If you now really calculate the quantity $\frac{\Omega^2 L}{2} \cos \theta - g $, you will find it to be like the numerator of the expression for $N$ found by @MichaelSeifert, except that it would have a negative sign $-$ this means it can never be positive and so contact can never be lost.


Intuition

We now understand what is responsible for loss of contact $-$ it's the angular velocity of the rod! The larger its magnitude, the greater is the chance of losing contact from the floor. But what happens if you give the rod some initial angular velocity at the start $-$ will contact be lost now? Two cases arise:

  1. Either contact will be lost at the top itself.
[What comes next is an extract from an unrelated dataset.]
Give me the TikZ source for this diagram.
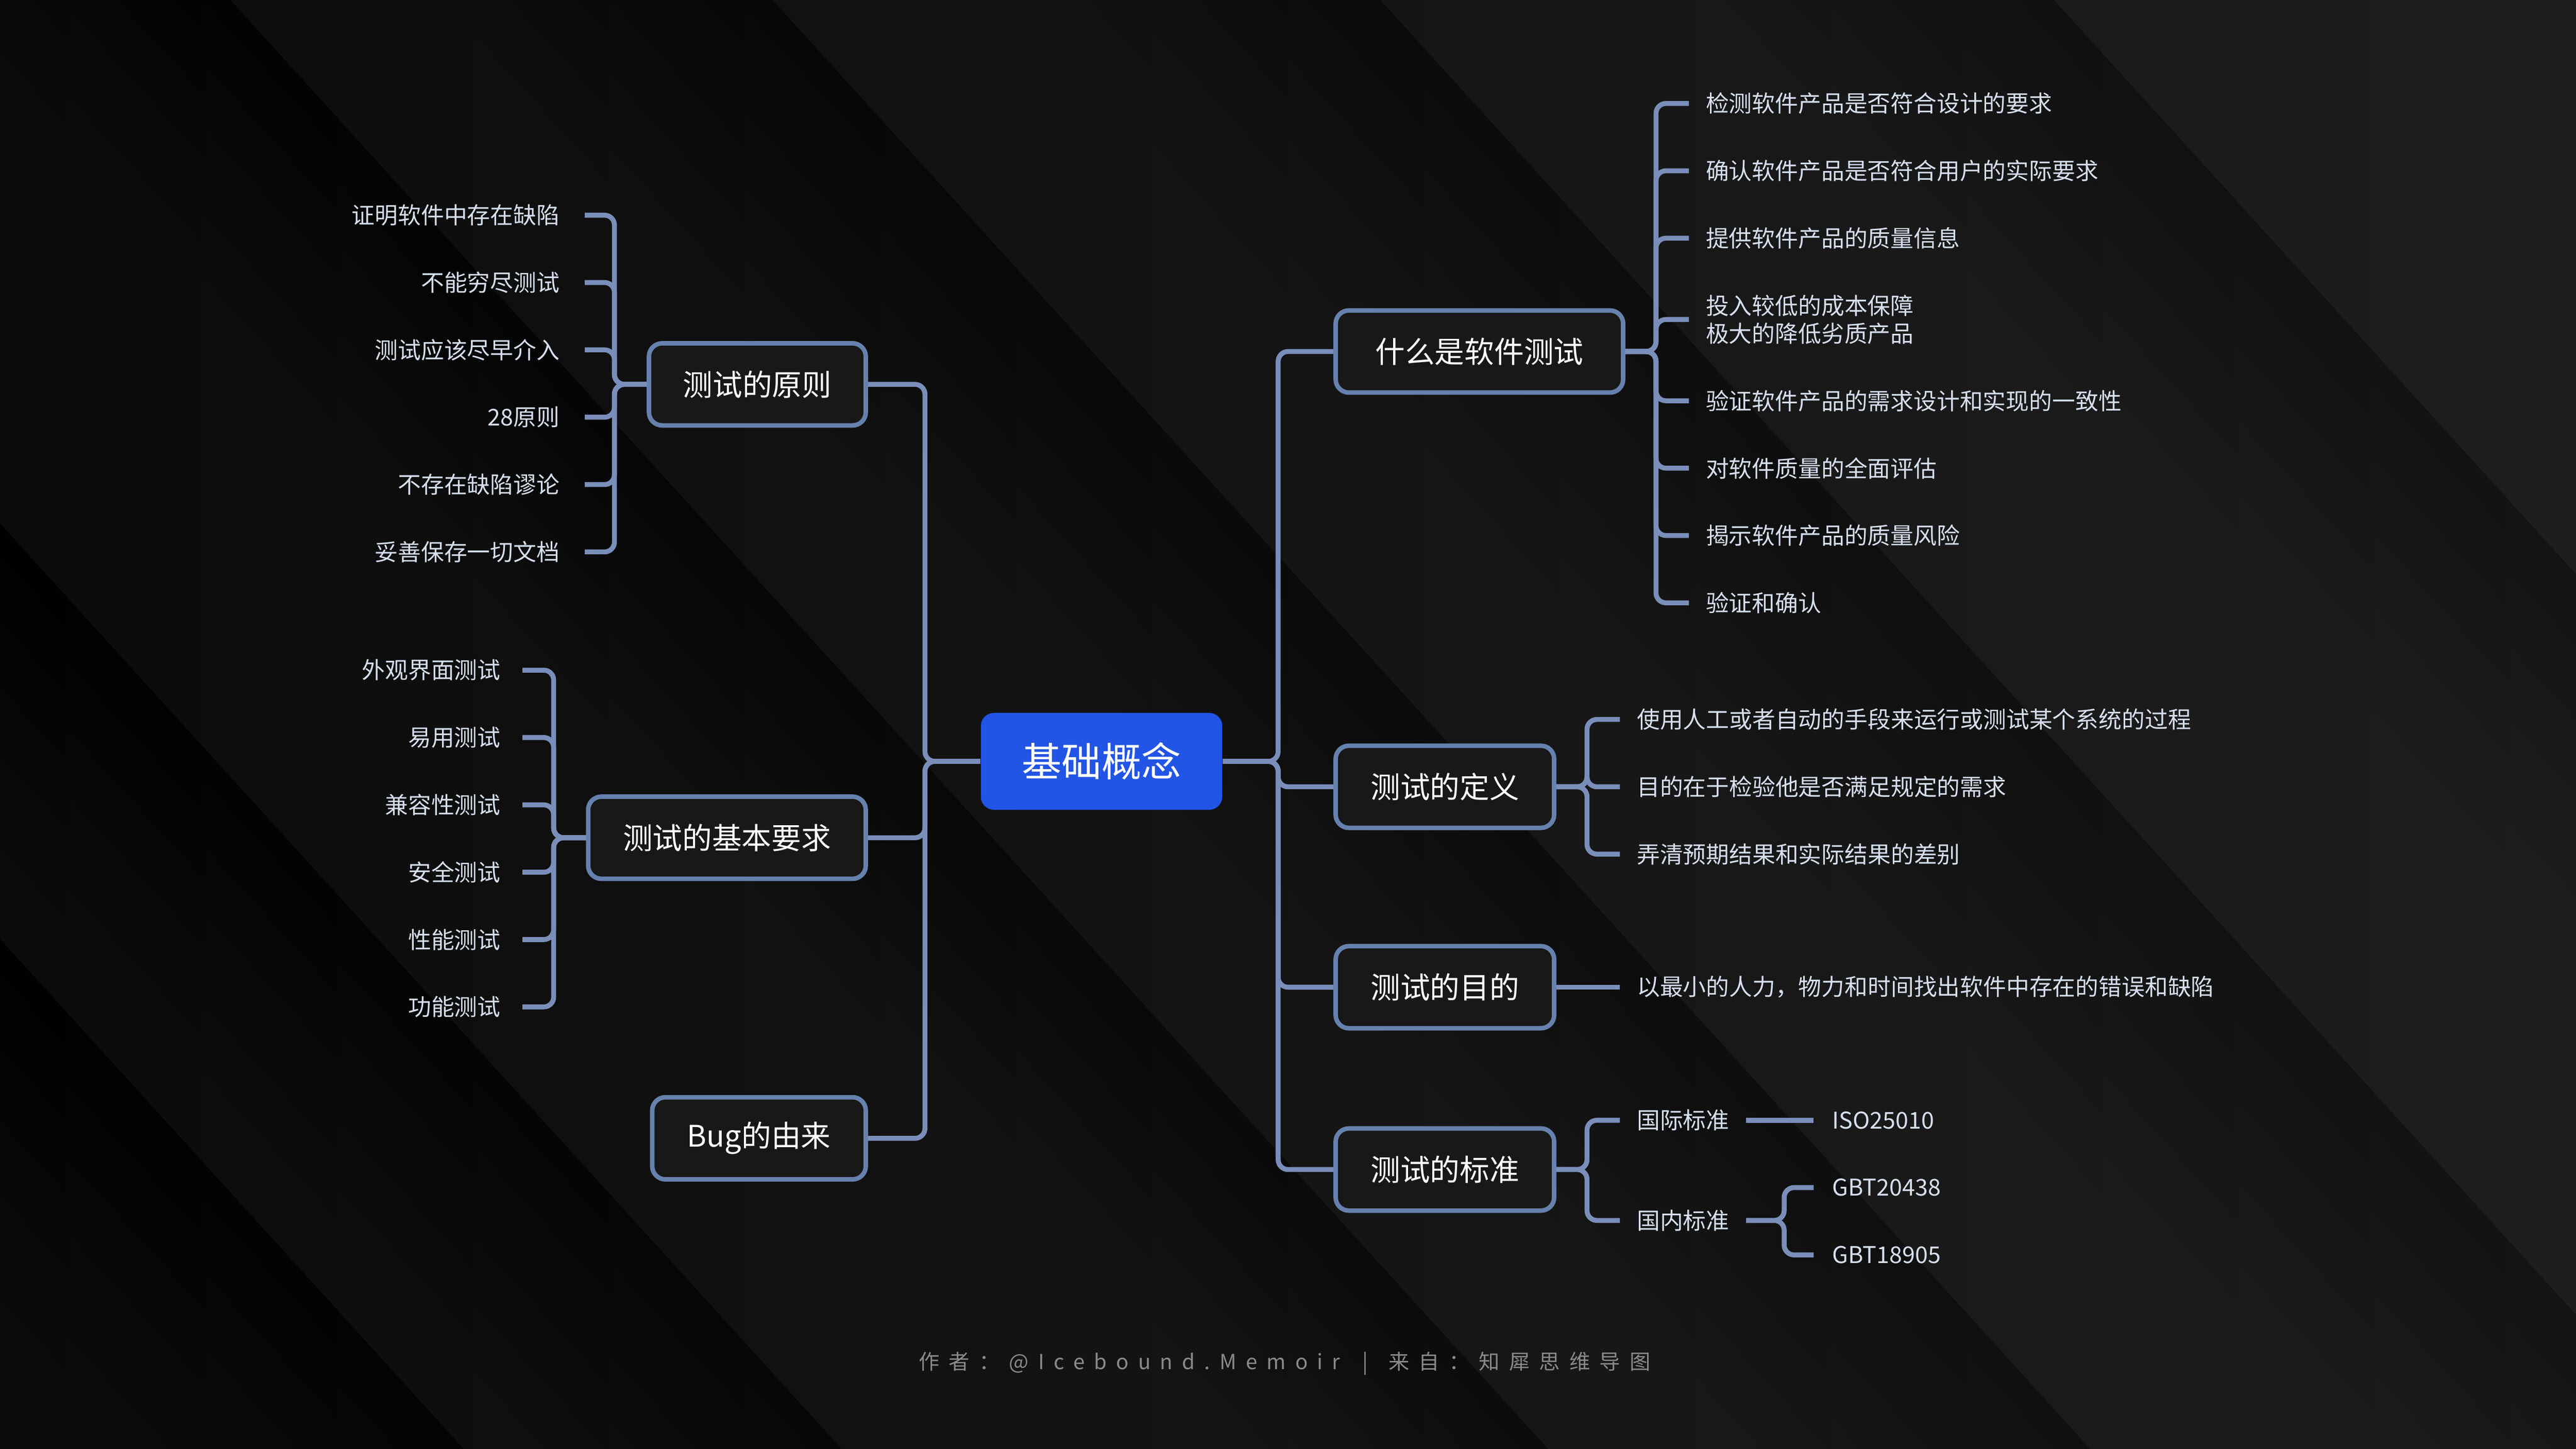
\documentclass[tikz,border=0pt]{standalone}
\usepackage{fontspec}
\setmainfont{Noto Sans CJK SC}
\newfontfamily\footfont[LetterSpace=45]{Noto Sans CJK SC}
\usetikzlibrary{calc}
\definecolor{bgL}{HTML}{0B0B0B}
\definecolor{bgM}{HTML}{191919}
\definecolor{bgR}{HTML}{1E1E1E}
\definecolor{conncol}{HTML}{7A8EBA}
\definecolor{bordercol}{HTML}{6681AD}
\definecolor{boxfill}{HTML}{181818}
\definecolor{leafcol}{HTML}{D6DFEE}
\definecolor{centerfill}{HTML}{2254E6}
\definecolor{footcol}{HTML}{8A8A8A}
\newcommand\leafsz{\fontsize{8pt}{9.7pt}\selectfont}
\newcommand\mainsz{\fontsize{10.3pt}{12pt}\selectfont}
\newcommand\bgband[3]{%
  \foreach \k in {1,...,10}{%
    \pgfmathsetmacro\xa{#1}\pgfmathsetmacro\xb{#1+802}\pgfmathsetmacro\ww{#2*\k/10}%
    \fill[black,opacity=#3] (\xa,0) -- (\xb,882) -- (\xb-\ww,882) -- (\xa-\ww,0) -- cycle;
  }%
}
\tikzset{
  conn/.style={draw=conncol, line width=0.06cm, rounded corners=0.12cm},
  mainbox/.style={draw=bordercol, line width=0.055cm, rounded corners=0.16cm, fill=boxfill,
    text=white, font=\mainsz, minimum height=1cm, inner sep=0pt},
  centerbox/.style={fill=centerfill, rounded corners=0.16cm, text=white,
    font=\fontsize{13.8pt}{16pt}\selectfont, minimum width=2.94cm, minimum height=1.18cm, inner sep=0pt},
  leafL/.style={anchor=east, text=leafcol, font=\leafsz, inner xsep=0.3cm, inner ysep=0pt},
  leafLb/.style={leafL, inner xsep=0.26cm},
  leafR/.style={anchor=west, text=leafcol, font=\leafsz, inner xsep=0.2cm, inner ysep=0pt, align=left},
  leafRs/.style={leafR, inner xsep=0.22cm},
  foottext/.style={text=footcol, font={\footfont\fontsize{7.2pt}{8.6pt}\selectfont}, inner sep=0pt}
}
\begin{document}
\begin{tikzpicture}[x=0.02cm, y=-0.02cm]
\useasboundingbox (0,0) rectangle (1568,882);
% background
\begin{scope}
\clip (0,0) rectangle (1568,882);
\shade[left color=bgL, middle color=bgM, right color=bgR] (0,0) rectangle (1568,882);
\bgband{140}{170}{0.035}
\bgband{470}{200}{0.032}
\bgband{840}{220}{0.032}
\bgband{1250}{200}{0.028}
\bgband{-290}{180}{0.035}
\bgband{-520}{200}{0.035}
\end{scope}

% center
\node[centerbox] (c) at (670.5,463.5) {基础概念};

% left main nodes
\node[mainbox, minimum width=2.64cm] (p1) at (461,234) {测试的原则};
\node[mainbox, minimum width=3.38cm] (p2) at (442.5,510) {测试的基本要求};
\node[mainbox, minimum width=2.6cm] (p3) at (462,693) {Bug的由来};

% right main nodes
\node[mainbox, minimum width=3.5cm] (r1) at (900.5,214) {什么是软件测试};
\node[mainbox, minimum width=2.66cm] (r2) at (879.5,479) {测试的定义};
\node[mainbox, minimum width=2.66cm] (r3) at (879.5,601) {测试的目的};
\node[mainbox, minimum width=2.66cm] (r4) at (879.5,712) {测试的标准};

% leaves of 测试的原则
\node[leafL] (a1) at (356,131) {证明软件中存在缺陷};
\node[leafL] (a2) at (356,172) {不能穷尽测试};
\node[leafL] (a3) at (356,213) {测试应该尽早介入};
\node[leafL] (a4) at (356,254) {28原则};
\node[leafL] (a5) at (356,295) {不存在缺陷谬论};
\node[leafL] (a6) at (356,336) {妥善保存一切文档};

% leaves of 测试的基本要求
\node[leafLb] (e1) at (318,408) {外观界面测试};
\node[leafLb] (e2) at (318,449) {易用测试};
\node[leafLb] (e3) at (318,490) {兼容性测试};
\node[leafLb] (e4) at (318,531) {安全测试};
\node[leafLb] (e5) at (318,572) {性能测试};
\node[leafLb] (e6) at (318,613) {功能测试};

% leaves of 什么是软件测试
\node[leafR] (b1) at (1028,63) {检测软件产品是否符合设计的要求};
\node[leafR] (b2) at (1028,104) {确认软件产品是否符合用户的实际要求};
\node[leafR] (b3) at (1028,145) {提供软件产品的质量信息};
\node[leafR] (b4) at (1028,194.5) {投入较低的成本保障\\极大的降低劣质产品};
\node[leafR] (b5) at (1028,244) {验证软件产品的需求设计和实现的一致性};
\node[leafR] (b6) at (1028,285) {对软件质量的全面评估};
\node[leafR] (b7) at (1028,326) {揭示软件产品的质量风险};
\node[leafR] (b8) at (1028,367) {验证和确认};

% leaves of 测试的定义
\node[leafR] (d1) at (986,438) {使用人工或者自动的手段来运行或测试某个系统的过程};
\node[leafR] (d2) at (986,479) {目的在于检验他是否满足规定的需求};
\node[leafR] (d3) at (986,520) {弄清预期结果和实际结果的差别};

% leaf of 测试的目的
\node[leafR] (m1) at (986,601) {以最小的人力，物力和时间找出软件中存在的错误和缺陷};

% leaves of 测试的标准
\node[leafR] (s1) at (986,682) {国际标准};
\node[leafR] (s2) at (986,743) {国内标准};
\node[leafRs] (t1) at (1104,682) {ISO25010};
\node[leafRs] (g1) at (1104,723) {GBT20438};
\node[leafRs] (g2) at (1104,764) {GBT18905};

% trunks
\foreach \n in {p1,p2,p3} \draw[conn] (c.west) -- (563,463.5) |- (\n.east);
\foreach \n in {r1,r2,r3,r4} \draw[conn] (c.east) -- (778,463.5) |- (\n.west);

% brackets
\foreach \n in {a1,a2,a3,a4,a5,a6} \draw[conn] (p1.west) -- (374,234) |- (\n.east);
\foreach \n in {e1,e2,e3,e4,e5,e6} \draw[conn] (p2.west) -- (337,510) |- (\n.east);
\foreach \n in {b1,b2,b3,b4,b5,b6,b7,b8} \draw[conn] (r1.east) -- (1008,214) |- (\n.west);
\foreach \n in {d1,d2,d3} \draw[conn] (r2.east) -- (966,479) |- (\n.west);
\draw[conn] (r3.east) -- (m1.west);
\foreach \n in {s1,s2} \draw[conn] (r4.east) -- (966,712) |- (\n.west);
\draw[conn] (s1.east) -- (t1.west);
\foreach \n in {g1,g2} \draw[conn] (s2.east) -- (1086,743) |- (\n.west);

% footer
\node[foottext] (foot) at (782,830) {作者：@Icebound.Memoir\hspace{0.1cm} | \hspace{0.08cm}来自：知犀思维导图};
\end{tikzpicture}
\end{document}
  2. Or the contact will never be lost.

You should course work this out mathematically. But there is an intuitive way to understand $-$ assume contact is lost at some point at an angle $\theta \neq 0$ (at least for a small amount of time), then the point of contact has zero velocity in the vertical direction at this moment. From here on, the rod continues to rotate further for an infinitesimal moment without any change in $\Omega$, but then $\frac{\Omega^2 L}{2} \cos \theta - g $ (which was hitherto non-positive) will again become negative because $\theta$ is going to increase a moment later. As soon as that happens, the rod will be falling into the ground through the POC, and the ground will not take kindly to it & exert a normal force in response. And that's a contradiction!

However, if you rotate the rod too fast at the start itself, it's going to lose contact because $\frac{\Omega^2 L}{2} \cos \theta - g $ will be $>0$ at the start itself, and won't become negative an instant later.

This is actually what gives rise to the intuition that the rod will not lose contact for the problem originally posed by you $-$ viz., that since in the original case contact is not lost at the start, it is in fact never lost (as long as the other end of the rod doesn't hit the ground)!


Warning: Do not use this idea in any general problem, because in general the point of contact may not be the same point (for example a rolling disc on a flat plane). So, the general way of course is to implement the constraint and make sure that $N\geq0$ for the constraint assumption to be self-consistent in such problems.